The model that I want to have is one in which companies are expected to pay you to fix bugs if they don’t want to fix it themselves. I think that licenses like these are incredibly shortsighted in the sense that they assume that producing software is the difficult part. If anything, it is maintaining complex software that is costly and dangerous.
(One of the creators of Fair Source here…) Fair Source is not an open-source license. It is intended to be an improvement over closed source (GitHub, Bitbucket, etc.) and open core (where often the important bits are closed source).
improvement over closed source
Improvement by what measure? From the page:
Releasing a product’s source code makes it more valuable to customers by enhancing extensibility and building trust.
I don’t see how those properties are enhanced by this kind of license. Extensibility is provided by good modularization and useful APIs and well-defined plugin points (along with good documentation). Trust is built via positive exchanges over time, it’s not instantly provided because I could (though won’t) comb through the code.
Yet another license… It’s alarming how certain topics (Open Source licensing currently, Unicode handling and others in the past) seem to urge users to come up with half-baked solutions which probably won’t stand a chance “in the real world”. You can measure it by looking at trending topics at lobsters.
You probably know my opinion of the GPL, however, this “Fair Source License” makes even less sense and it smells a bit fishy, especially if we take in regard different jurisdictions in different countries.
Many lawyers worked on the GPL, and it can be considered “audited”. How many people worked on this license here?
Also, as others pointed out, it’s not a fair license. Fair means to treat everbody equally, including John Doe on the one and Google Inc. on the other side. Apart from the WTFPL, BSD- and ISC- licenses, there are no real fair licenses around.

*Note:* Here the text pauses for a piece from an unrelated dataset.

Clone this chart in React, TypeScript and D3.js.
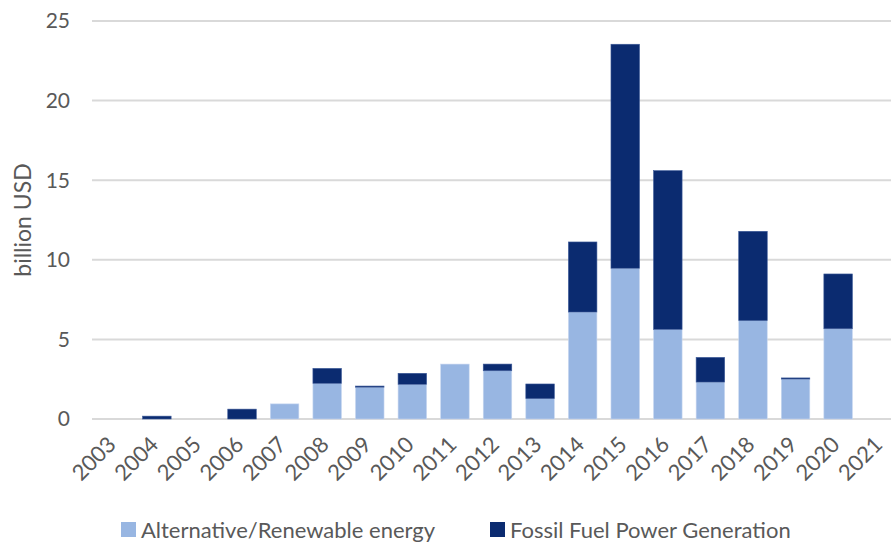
import React, { useEffect, useRef } from 'react';
import * as d3 from 'd3';

const years = ['2003', '2004', '2005', '2006', '2007', '2008', '2009', '2010', '2011', '2012',
  '2013', '2014', '2015', '2016', '2017', '2018', '2019', '2020', '2021'];
const renewable = [0, 0, 0, 0, 0.95, 2.24, 2.0, 2.18, 3.45, 3.03, 1.28, 6.72, 9.47, 5.63, 2.32, 6.18, 2.51, 5.67, 0];
const fossil = [0, 0.18, 0, 0.62, 0, 0.94, 0.07, 0.69, 0, 0.42, 0.92, 4.4, 14.07, 9.97, 1.55, 5.61, 0.07, 3.44, 0];
const yTicks = [0, 5, 10, 15, 20, 25];
const seriesNames = ['Alternative/Renewable energy', 'Fossil Fuel Power Generation'];
const seriesColors = ['#98B6E2', '#0B2B70'];

const W = 891;
const H = 542;
const FONT = 'Lato, "Open Sans", sans-serif';

export default function App() {
  const svgRef = useRef<SVGSVGElement>(null);

  useEffect(() => {
    if (!svgRef.current) return;
    document.body.style.margin = '0';

    const svg = d3.select(svgRef.current);
    svg.selectAll('*').remove();

    const x = d3.scaleBand().domain(years).range([93, 902]).paddingInner(0.33).paddingOuter(0.165);
    const y = d3.scaleLinear().domain([0, 25]).range([419, 21]);

    // Gridlines
    svg.append('g')
      .selectAll('line')
      .data(yTicks)
      .enter()
      .append('line')
      .attr('x1', 92)
      .attr('x2', W)
      .attr('y1', d => y(d))
      .attr('y2', d => y(d))
      .attr('stroke', '#D9D9D9')
      .attr('stroke-width', 2);

    // Y tick labels
    svg.append('g')
      .selectAll('text')
      .data(yTicks)
      .enter()
      .append('text')
      .attr('x', 70)
      .attr('y', d => y(d))
      .attr('dy', '0.35em')
      .attr('text-anchor', 'end')
      .attr('fill', '#595959')
      .style('font-family', FONT)
      .style('font-size', '21px')
      .text(d => d);

    // Y axis title
    svg.append('text')
      .attr('transform', 'translate(23,220) rotate(-90)')
      .attr('text-anchor', 'middle')
      .attr('dy', '0.35em')
      .attr('fill', '#595959')
      .style('font-family', FONT)
      .style('font-size', '23px')
      .text('billion USD');

    // Stacked bars
    const rows = years.map((yr, i) => ({ year: yr, renewable: renewable[i], fossil: fossil[i] }));
    const stack = d3.stack<any>().keys(['renewable', 'fossil'])(rows);

    stack.forEach((layer, li) => {
      svg.append('g')
        .selectAll('rect')
        .data(layer.filter(d => d[1] - d[0] > 0))
        .enter()
        .append('rect')
        .attr('x', d => x(d.data.year)!)
        .attr('width', x.bandwidth())
        .attr('y', d => y(d[1]))
        .attr('height', d => y(d[0]) - y(d[1]))
        .attr('fill', seriesColors[li])
        .attr('stroke', li === 0 ? '#C9D8F0' : '#3D5A99')
        .attr('stroke-width', 0.6);
    });

    // X tick labels
    svg.append('g')
      .selectAll('text')
      .data(years)
      .enter()
      .append('text')
      .attr('transform', d => `translate(${x(d)! + x.bandwidth() / 2 + 3},${446}) rotate(-45)`)
      .attr('text-anchor', 'end')
      .attr('fill', '#595959')
      .style('font-family', FONT)
      .style('font-size', '22px')
      .text(d => d);

    // Legend
    const legendX = [121, 490];
    const lg = svg.append('g');
    seriesNames.forEach((name, i) => {
      lg.append('rect')
        .attr('x', legendX[i])
        .attr('y', 522)
        .attr('width', 15)
        .attr('height', 15)
        .attr('fill', seriesColors[i]);
      lg.append('text')
        .attr('x', legendX[i] + 20)
        .attr('y', 530)
        .attr('dy', '0.35em')
        .attr('fill', '#595959')
        .style('font-family', FONT)
        .style('font-size', '22px')
        .text(name);
    });
  }, []);

  return (
    <svg ref={svgRef} width={W} height={H} style={{ display: 'block', background: '#fff' }} />
  );
}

This seems to me inferior compared to the “Open Company License” that I know the E Text Editor tried out many many years ago: https://en.wikipedia.org/wiki/E_Text_Editor#Source_Release
To put an arbitrary limit on the number of unpaid users allowed before one needs to pay seems unnecessary complex to me. To instead do like the “Open Company License” and just in addition to a basic BSD-style license forbid the removal of the licensing module from the code sounds much simpler to me:
Any redistribution, in whole or in part, must retain full licensing functionality, without any attempt to change, obscure or in other ways circumvent its intent.